Built-in privacy tools are limited to encryption via SSL. This makes it more difficult for ISPs or other third-parties to snoop on the connection and see what's going on.

Supernews doesn't have a VPN option to protect you any further. That's arguably a little inconvenient, especially for newbies who might not be comfortable about shopping for a VPN themselves.

Still, buying a VPN separately is usually the best option. You'll typically get support for up to five devices, rather than the one or two covered by most bundled plans. There will be much more information on the features you're getting with the VPN, and if there are problems, you'll get better support by dealing directly with the VPN provider.

Performance

Signing up with Supernews requires handing over your name, email and physical addresses. Payment options are card and PayPal only, but the trial means you're not charged until three days have elapsed or you've used 10GB of data, whichever comes first.

We filled in the forms, and a welcome email arrived with the bare minimum of details: the server name, a reminder that we could use our email address as a username, and that was all.

Need to know something more? Tough. The email doesn't worry about technicalities like ports, or give you links to places where you can find out anything further.

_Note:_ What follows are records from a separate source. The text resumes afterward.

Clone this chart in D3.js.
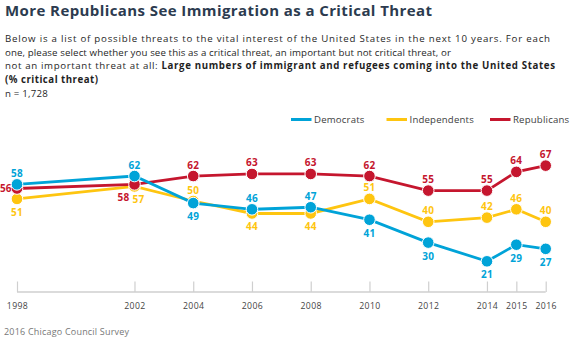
<!DOCTYPE html>
<html lang="en">
<head>
<meta charset="UTF-8">
<title>Immigration as a Critical Threat</title>
<script src="https://d3js.org/d3.v7.min.js"></script>
<style>
  body { margin: 0; background: #fff; }
  svg { display: block; font-family: "Open Sans", sans-serif; }
</style>
</head>
<body>
<script>
// survey years and % saying "critical threat" by party
var years = [1998, 2002, 2004, 2006, 2008, 2010, 2012, 2014, 2015, 2016];
var democrats    = [58, 62, 49, 46, 47, 41, 30, 21, 29, 27];
var independents = [51, 57, 50, 44, 44, 51, 40, 42, 46, 40];
var republicans  = [56, 58, 62, 63, 63, 62, 55, 55, 64, 67];
var seriesNames = ['Democrats', 'Independents', 'Republicans'];

// label placement per point: 'a' above, 'b' below, 'l' left, 'bl' below-left, 'br' below-right
var demPos = ['a', 'a', 'b', 'a', 'a', 'b', 'b', 'b', 'b', 'b'];
var indPos = ['b', 'br', 'a', 'b', 'b', 'a', 'a', 'a', 'a', 'a'];
var repPos = ['l', 'bl', 'a', 'a', 'a', 'a', 'a', 'a', 'a', 'a'];

var colors = { Democrats: '#00a3d8', Independents: '#fec510', Republicans: '#c5162e' };

var w = 570, h = 338;

var svg = d3.select('body')
            .append('svg')
            .attr('width', w)
            .attr('height', h);

// header text
svg.append('text')
   .attr('x', 5).attr('y', 16)
   .attr('fill', '#2c3b4f')
   .attr('font-size', 15)
   .attr('font-weight', 700)
   .attr('textLength', 427)
   .attr('lengthAdjust', 'spacing')
   .text('More Republicans See Immigration as a Critical Threat');

var intro = svg.append('g')
               .attr('font-size', 9.7)
               .attr('fill', '#1f1f1f');

// question text, each line stretched to its set width
intro.append('text').attr('x', 5).attr('y', 42)
     .attr('textLength', 545).attr('lengthAdjust', 'spacing')
     .text('Below is a list of possible threats to the vital interest of the United States in the next 10 years. For each');
intro.append('text').attr('x', 5).attr('y', 55.7)
     .attr('textLength', 446).attr('lengthAdjust', 'spacing')
     .text('one, please select whether you see this as a critical threat, an important but not critical threat, or');
var l3 = intro.append('text').attr('x', 5).attr('y', 69.4)
              .attr('textLength', 550).attr('lengthAdjust', 'spacing');
l3.append('tspan').text('not an important threat at all: ');
l3.append('tspan').attr('font-weight', 700)
  .text('Large numbers of immigrant and refugees coming into the United States');
intro.append('text').attr('x', 5).attr('y', 83.1).attr('font-weight', 700)
     .attr('textLength', 93).attr('lengthAdjust', 'spacing')
     .text('(% critical threat)');
intro.append('text').attr('x', 5).attr('y', 96.8)
     .attr('letter-spacing', 0.2)
     .text('n = 1,728');

// scales
var xScale = d3.scaleLinear()
               .domain([1998, 2016])
               .range([17, 545.7]);

var yScale = d3.scaleLinear()
               .domain([20, 70])
               .range([263.4, 159.4]);

// x axis: light baseline, upward ticks, year labels below
var axisY = 292;
var axisx = d3.axisBottom(xScale)
              .tickValues(years)
              .tickFormat(d3.format('d'))
              .tickSize(-10.5);

var gx = svg.append('g')
            .attr('transform', 'translate(0,' + axisY + ')')
            .call(axisx);

gx.select('.domain')
  .attr('d', 'M' + xScale(1998) + ',0H' + xScale(2016))
  .attr('stroke', '#cfcfcf')
  .attr('stroke-width', 1.6);
gx.selectAll('.tick line').attr('stroke', '#cfcfcf').attr('stroke-width', 1.2);
gx.selectAll('.tick text')
  .attr('y', 17)
  .attr('dy', 0)
  .attr('fill', '#444')
  .attr('font-size', 8.7)
  .attr('font-family', '"Open Sans", sans-serif')
  .attr('letter-spacing', 0.4);

// footer
svg.append('text')
   .attr('x', 4).attr('y', 335)
   .attr('fill', '#777')
   .attr('font-size', 9)
   .attr('letter-spacing', 0.2)
   .text('2016 Chicago Council Survey');

// legend
var legendItems = [
  { name: 'Democrats', x: 291 },
  { name: 'Independents', x: 386.5 },
  { name: 'Republicans', x: 490 }
];
var legend = svg.append('g');
legendItems.forEach(function (d) {
  legend.append('line')
        .attr('x1', d.x).attr('x2', d.x + 20.5)
        .attr('y1', 119.5).attr('y2', 119.5)
        .attr('stroke', colors[d.name])
        .attr('stroke-width', 3);
  legend.append('text')
        .attr('x', d.x + 23).attr('y', 122.8)
        .attr('fill', '#3d3d3d')
        .attr('font-size', 9.6)
        .attr('letter-spacing', 0.2)
        .text(d.name);
});

// series drawn Independents, Republicans, then Democrats on top
var series = [
  { name: 'Independents', values: independents, pos: indPos },
  { name: 'Republicans', values: republicans, pos: repPos },
  { name: 'Democrats', values: democrats, pos: demPos }
];

var line = d3.line()
             .x(function (d, i) { return xScale(years[i]); })
             .y(function (d) { return yScale(d); });

series.forEach(function (s) {
  var g = svg.append('g');
  g.append('path')
   .datum(s.values)
   .attr('d', line)
   .attr('fill', 'none')
   .attr('stroke', colors[s.name])
   .attr('stroke-width', 2.8);

  g.selectAll('circle')
   .data(s.values)
   .enter()
   .append('circle')
   .attr('cx', function (d, i) { return xScale(years[i]); })
   .attr('cy', function (d) { return yScale(d); })
   .attr('r', 5.8)
   .attr('fill', colors[s.name])
   .attr('stroke', '#fff')
   .attr('stroke-width', 1);
});

// value labels on top of everything
series.forEach(function (s) {
  svg.append('g')
     .selectAll('text')
     .data(s.values)
     .enter()
     .append('text')
     .attr('x', function (d, i) {
       var p = s.pos[i], x = xScale(years[i]);
       if (p === 'l') return 0;
       if (p === 'bl') return x - 11;
       if (p === 'br') return x + 4;
       return x;
     })
     .attr('y', function (d, i) {
       var p = s.pos[i], y = yScale(d);
       if (p === 'a') return y - 7.5;
       if (p === 'l') return y + 3.5;
       return y + 17;
     })
     .attr('text-anchor', function (d, i) { return s.pos[i] === 'l' ? 'start' : 'middle'; })
     .attr('fill', colors[s.name])
     .attr('font-size', 10)
     .attr('font-weight', 700)
     .attr('letter-spacing', function (d, i) { return s.pos[i] === 'l' ? 0 : 0.3; })
     .text(function (d) { return d; });
});
</script>
</body>
</html>
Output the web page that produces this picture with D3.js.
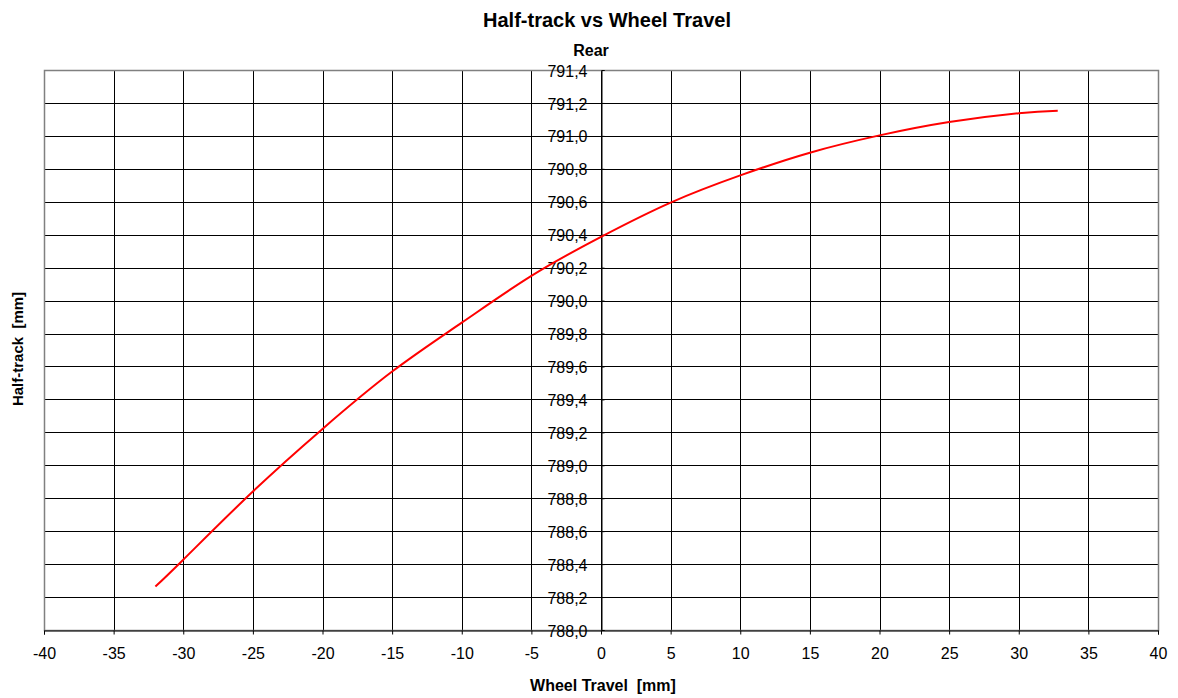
<!DOCTYPE html>
<html>
<head>
<meta charset="utf-8">
<script src="https://cdn.jsdelivr.net/npm/d3@7"></script>
<style>
  body { margin: 0; background: #fff; }
  svg { font-family: "Liberation Sans", Arial, sans-serif; }
  .lbl { white-space: pre; }
</style>
</head>
<body>
<svg id="chart" width="1178" height="698"></svg>
<script>
// wheel travel [mm] and half-track [mm]
var travel = [-32.0, -30, -25, -20, -15, -10, -5, 0, 5, 10, 15, 20, 25, 30, 32.8];
var halfTrack = [788.264, 788.427, 788.841, 789.221, 789.569, 789.866, 790.150, 790.387, 790.595, 790.760, 790.898, 791.003, 791.084, 791.138, 791.153];
var xTicks = d3.range(-40, 41, 5);
var yTicks = d3.range(0, 18).map(i => 788 + i * 0.2);

var svg = d3.select("#chart");
var margin = {top: 70, left: 44},
    width = 1158 - margin.left,
    height = 630 - margin.top;

var x = d3.scaleLinear().domain([-40, 40]).range([0, width]);
var y = d3.scaleLinear().domain([788, 791.4]).range([height, 0]);

var g = svg.append("g")
    .attr("transform", "translate(" + margin.left + "," + margin.top + ")");

// grid
g.selectAll(".vgrid")
    .data(xTicks)
    .enter().append("line")
    .attr("x1", d => Math.round(x(d)) + 0.5)
    .attr("x2", d => Math.round(x(d)) + 0.5)
    .attr("y1", 0)
    .attr("y2", height)
    .attr("stroke", "#000")
    .attr("stroke-width", 1);

g.selectAll(".hgrid")
    .data(yTicks)
    .enter().append("line")
    .attr("x1", 0)
    .attr("x2", width)
    .attr("y1", d => Math.round(y(d)) + 0.5)
    .attr("y2", d => Math.round(y(d)) + 0.5)
    .attr("stroke", "#000")
    .attr("stroke-width", 1);

// plot border
g.append("rect")
    .attr("x", 0.5)
    .attr("y", 0.5)
    .attr("width", width)
    .attr("height", height)
    .attr("fill", "none")
    .attr("stroke", "#808080")
    .attr("stroke-width", 1.5);

// x axis at the bottom
var xAxis = d3.axisBottom(x).tickValues(xTicks).tickSize(4).tickPadding(13).tickFormat(d3.format("d"));
var gx = g.append("g")
    .attr("transform", "translate(0," + (height + 0.5) + ")")
    .call(xAxis);
gx.select(".domain").attr("stroke", "#000");
gx.selectAll("text").attr("font-size", 16).attr("fill", "#000")
    .text(d => String(d));

// y axis crossing at x = 0
var yAxis = d3.axisRight(y).tickValues(yTicks).tickSize(3).tickPadding(0)
    .tickFormat(d => d3.format(".1f")(d).replace(".", ","));
var gy = g.append("g")
    .attr("transform", "translate(" + (Math.round(x(0)) + 0.5) + ",0)")
    .call(yAxis);
gy.select(".domain").attr("stroke", "#000");
gy.selectAll("text")
    .attr("font-size", 16)
    .attr("fill", "#000")
    .attr("text-anchor", "end")
    .attr("x", -14)
    .attr("dy", "0.38em");

// curve
var line = d3.line()
    .x((d, i) => x(travel[i]))
    .y(d => y(d))
    .curve(d3.curveNatural);

g.append("path")
    .datum(halfTrack)
    .attr("d", line)
    .attr("fill", "none")
    .attr("stroke", "#ff0000")
    .attr("stroke-width", 2);

// titles
svg.append("text")
    .attr("x", 607)
    .attr("y", 27)
    .attr("text-anchor", "middle")
    .attr("font-size", 20)
    .attr("font-weight", "bold")
    .text("Half-track vs Wheel Travel");

svg.append("text")
    .attr("x", 591)
    .attr("y", 56)
    .attr("text-anchor", "middle")
    .attr("font-size", 16)
    .attr("font-weight", "bold")
    .text("Rear");

svg.append("text")
    .attr("class", "lbl")
    .attr("x", 603)
    .attr("y", 691)
    .attr("text-anchor", "middle")
    .attr("font-size", 16)
    .attr("font-weight", "bold")
    .text("Wheel Travel  [mm]");

svg.append("text")
    .attr("class", "lbl")
    .attr("transform", "translate(23,349) rotate(-90)")
    .attr("text-anchor", "middle")
    .attr("font-size", 15)
    .attr("font-weight", "bold")
    .text("Half-track  [mm]");
</script>
</body>
</html>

Return to the Supernews website and you'll find a Support link, but that's also extremely basic. For example, it'll tell you that you can use ports 23 and 80 as well as the standard port 119, but there's no mention of SSL, port 563 or any secure alternatives. And don't waste your time looking for Usenet client setup guides – the website doesn't even suggest clients you might want to try.

We suspect most Supernews customers will know these details already, but there are other related issues. Every user needs to know how many connections a server supports, for instance, but the website doesn't make it clear. A line on the front page suggests there might be no limit – "no speed throttling or connection limitations here" – and the support FAQ doesn't tell you either way. By trial and error we eventually figured out that there was a limit of 30 connections, but Supernews should really have made that more obvious in the first place.

If you do have any trouble, Supernews boasts that its 24x7x365 support is "always ready to help". We checked this by raising a simple support ticket and it turned out to be true, with a helpful, friendly and complete reply arriving within two hours.

Once you're up and running, the service mostly works well all on its own. Point your Usenet client at news.supernews.com, you're redirected to the nearest server to your location (US or Europe), and the downloading can begin.

Performance was very acceptable, too. Just five connections were enough to max out a 40Mbps connection, and with 25 more available there's plenty of power here for demanding users.

Final verdict

Supernews is a capable Usenet provider and its US and European servers plus helpful support are definite boons. But it doesn't excel in any specific area, and whether you're after longer retention, lower prices, more plan options or good website support, there are better deals around.